The Indian-American community reacted with pleasure and relief to news that the Department of Homeland Security would not rescind employment authorization for those on dependent H-4 visas.
As Dibyendu Roy, whose wife has an H-4 visa, put it, “It’s good to see that DHS is finally showing some spine.”
“It’s good to see some good sensibility from Cissna’s (Lee Cissna, director of the United States Citizenship and Immigration Services) team rather than outright sabotage of immigrant programs,” Roy told indica. “I think they have figured out that it’s not going to go down so easily, as it was never a legitimate move to rescind this rule.”
February 25, 2015, the Obama Administration had issued a rule allowing certain spouses of H-1B high-skilled visa-holders to work in the United States while the H-1B visa holder awaiting his or her a lawful permanent residency card (the green card).
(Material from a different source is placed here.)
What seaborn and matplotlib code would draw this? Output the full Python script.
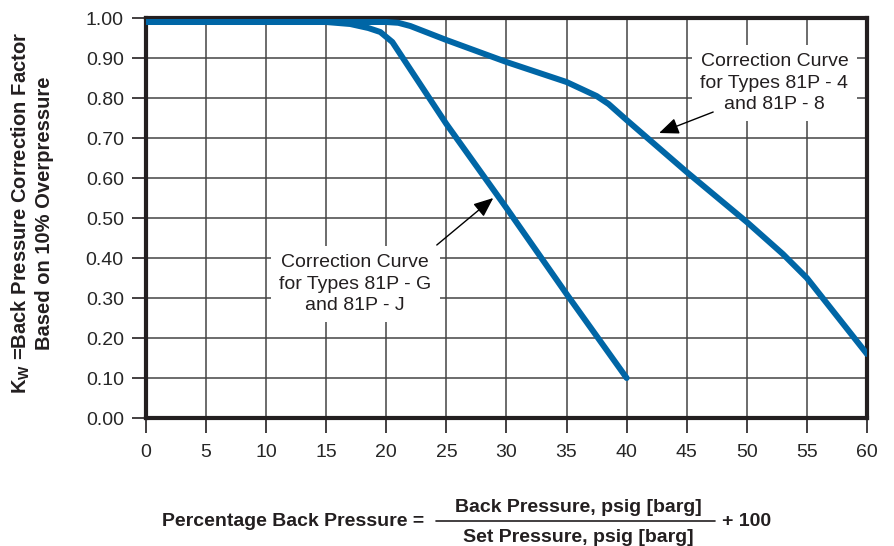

That later led to Save Jobs USA filing a lawsuit against the DHS in the United States District Court for the District of Columbia, which rejected it.
Save Jobs USA, made up of IT workers who claim they lost their jobs to H-1B workers, appealed to the Court of Appeals for the District of Columbia Circuit.
However, on April 2, 2019, DHS argued that the court should also toss out the lawsuit because Save Jobs had not proven that its members were harmed by those on an H-4 EAD.
“The case has no merit. But all kudos to the strong women of the group who stood firmly and fought against it,” Roy said.
Attorney Rahul Reddy founding partner of Reddy & Neumann PC, which represents more than 1,000 H-4 EAD clients, said the news was a relief though the matter was not yet over.
Reddy told indica that Save Jobs could now argue why the case should not be thrown out. Once the arguments were heard, the matter could be sent back to the lower courts or decided in the appeals court itself.
However, he said, the DHS decision was no big surprise to him, adding that Save Jobs had till April 29 to respond.
Reddy said that on April 8, the appellate court will hear Immigration Voice, which was speaking for thousands of people on H-4 EADs, would also argue that the case should be dismissed. It had made a similar appeal to the court last September.
Reddy said that the court case was not making headway but the current administration could still try to stop issuing H-4 EADs using regulations. It is unclear when DHS will publish a rescission rule.
“We are going to after the administration on that,” Reddy said, “We have our data.”